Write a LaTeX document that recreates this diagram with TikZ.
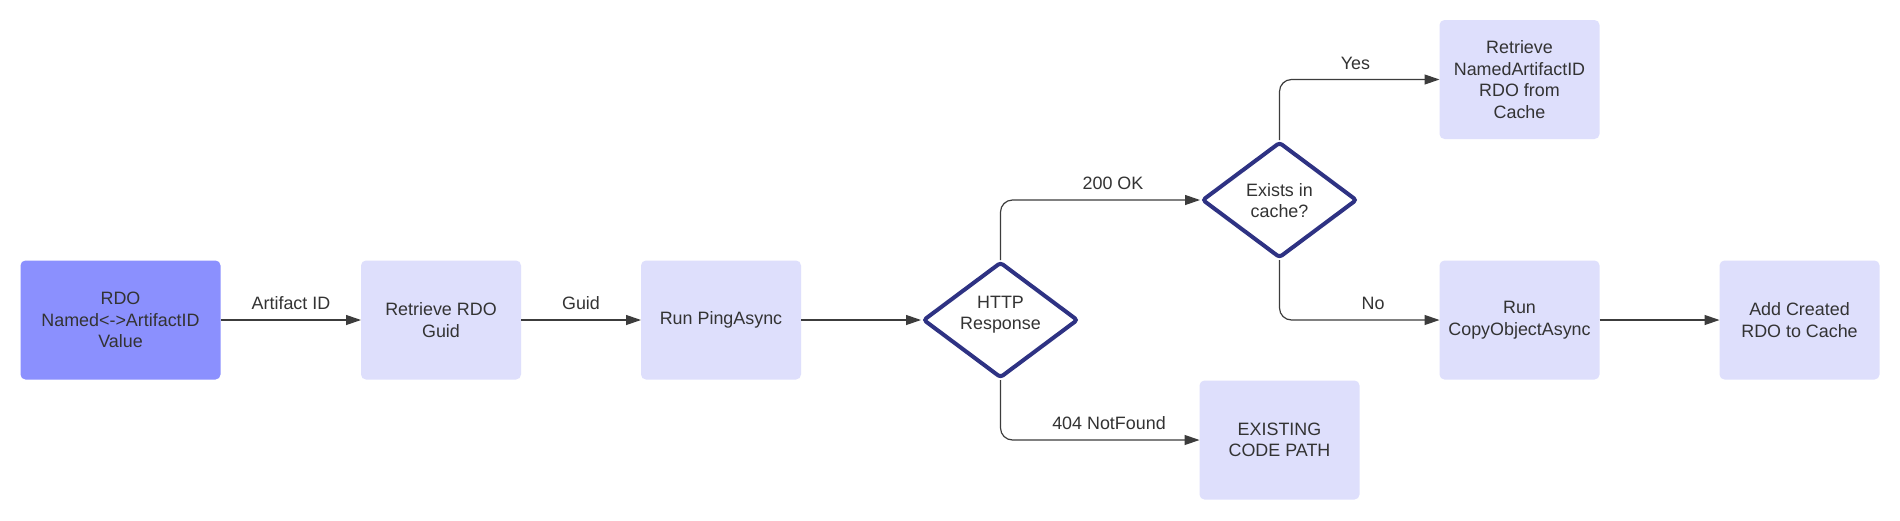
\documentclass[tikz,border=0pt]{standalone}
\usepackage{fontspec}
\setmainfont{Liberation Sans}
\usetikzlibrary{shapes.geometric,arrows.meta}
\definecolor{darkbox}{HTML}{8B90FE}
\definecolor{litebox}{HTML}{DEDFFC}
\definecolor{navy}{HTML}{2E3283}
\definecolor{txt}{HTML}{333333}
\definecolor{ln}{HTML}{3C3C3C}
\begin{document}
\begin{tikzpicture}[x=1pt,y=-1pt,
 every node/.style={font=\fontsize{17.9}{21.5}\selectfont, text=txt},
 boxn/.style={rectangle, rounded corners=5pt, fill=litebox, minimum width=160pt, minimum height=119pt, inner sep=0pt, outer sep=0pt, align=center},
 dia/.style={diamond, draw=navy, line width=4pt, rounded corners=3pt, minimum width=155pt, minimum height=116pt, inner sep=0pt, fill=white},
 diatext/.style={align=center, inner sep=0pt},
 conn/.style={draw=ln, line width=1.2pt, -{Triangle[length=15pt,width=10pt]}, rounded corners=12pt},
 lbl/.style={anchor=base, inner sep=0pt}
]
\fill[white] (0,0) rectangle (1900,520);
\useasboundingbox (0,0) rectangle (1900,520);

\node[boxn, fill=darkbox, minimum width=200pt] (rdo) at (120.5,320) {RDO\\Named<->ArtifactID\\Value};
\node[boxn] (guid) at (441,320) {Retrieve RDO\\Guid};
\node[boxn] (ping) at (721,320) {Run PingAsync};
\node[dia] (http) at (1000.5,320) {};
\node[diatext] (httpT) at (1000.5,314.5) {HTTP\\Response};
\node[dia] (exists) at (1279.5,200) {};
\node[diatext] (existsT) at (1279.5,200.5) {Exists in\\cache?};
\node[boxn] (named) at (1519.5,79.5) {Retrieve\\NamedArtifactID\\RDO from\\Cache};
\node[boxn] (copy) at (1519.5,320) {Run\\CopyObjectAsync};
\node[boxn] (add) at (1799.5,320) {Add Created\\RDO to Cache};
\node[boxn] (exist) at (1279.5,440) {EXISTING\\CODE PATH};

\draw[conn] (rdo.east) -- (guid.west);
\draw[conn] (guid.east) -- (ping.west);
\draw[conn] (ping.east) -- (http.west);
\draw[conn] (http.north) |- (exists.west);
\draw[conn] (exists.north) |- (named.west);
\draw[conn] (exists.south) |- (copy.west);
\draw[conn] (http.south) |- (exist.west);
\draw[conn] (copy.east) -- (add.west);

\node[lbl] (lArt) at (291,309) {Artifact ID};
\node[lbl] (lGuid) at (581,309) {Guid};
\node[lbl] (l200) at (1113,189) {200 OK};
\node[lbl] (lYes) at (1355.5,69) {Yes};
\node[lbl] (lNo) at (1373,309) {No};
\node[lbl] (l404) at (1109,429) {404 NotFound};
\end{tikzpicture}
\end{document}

┄┄┄┄┄┄┄┄┄┄┄┄┄┄┄┄┄┄┄┄

Description of the task →
Write out the full set of lines verbatim, without the pictures.

Correct result →
Write a LaTeX document that recreates this diagram with TikZ.
\documentclass[tikz,border=0pt]{standalone}
\usepackage{fontspec}
\setmainfont{Liberation Sans}
\usetikzlibrary{shapes.geometric,arrows.meta}
\definecolor{darkbox}{HTML}{8B90FE}
\definecolor{litebox}{HTML}{DEDFFC}
\definecolor{navy}{HTML}{2E3283}
\definecolor{txt}{HTML}{333333}
\definecolor{ln}{HTML}{3C3C3C}
\begin{document}
\begin{tikzpicture}[x=1pt,y=-1pt,
 every node/.style={font=\fontsize{17.9}{21.5}\selectfont, text=txt},
 boxn/.style={rectangle, rounded corners=5pt, fill=litebox, minimum width=160pt, minimum height=119pt, inner sep=0pt, outer sep=0pt, align=center},
 dia/.style={diamond, draw=navy, line width=4pt, rounded corners=3pt, minimum width=155pt, minimum height=116pt, inner sep=0pt, fill=white},
 diatext/.style={align=center, inner sep=0pt},
 conn/.style={draw=ln, line width=1.2pt, -{Triangle[length=15pt,width=10pt]}, rounded corners=12pt},
 lbl/.style={anchor=base, inner sep=0pt}
]
\fill[white] (0,0) rectangle (1900,520);
\useasboundingbox (0,0) rectangle (1900,520);

\node[boxn, fill=darkbox, minimum width=200pt] (rdo) at (120.5,320) {RDO\\Named<->ArtifactID\\Value};
\node[boxn] (guid) at (441,320) {Retrieve RDO\\Guid};
\node[boxn] (ping) at (721,320) {Run PingAsync};
\node[dia] (http) at (1000.5,320) {};
\node[diatext] (httpT) at (1000.5,314.5) {HTTP\\Response};
\node[dia] (exists) at (1279.5,200) {};
\node[diatext] (existsT) at (1279.5,200.5) {Exists in\\cache?};
\node[boxn] (named) at (1519.5,79.5) {Retrieve\\NamedArtifactID\\RDO from\\Cache};
\node[boxn] (copy) at (1519.5,320) {Run\\CopyObjectAsync};
\node[boxn] (add) at (1799.5,320) {Add Created\\RDO to Cache};
\node[boxn] (exist) at (1279.5,440) {EXISTING\\CODE PATH};

\draw[conn] (rdo.east) -- (guid.west);
\draw[conn] (guid.east) -- (ping.west);
\draw[conn] (ping.east) -- (http.west);
\draw[conn] (http.north) |- (exists.west);
\draw[conn] (exists.north) |- (named.west);
\draw[conn] (exists.south) |- (copy.west);
\draw[conn] (http.south) |- (exist.west);
\draw[conn] (copy.east) -- (add.west);

\node[lbl] (lArt) at (291,309) {Artifact ID};
\node[lbl] (lGuid) at (581,309) {Guid};
\node[lbl] (l200) at (1113,189) {200 OK};
\node[lbl] (lYes) at (1355.5,69) {Yes};
\node[lbl] (lNo) at (1373,309) {No};
\node[lbl] (l404) at (1109,429) {404 NotFound};
\end{tikzpicture}
\end{document}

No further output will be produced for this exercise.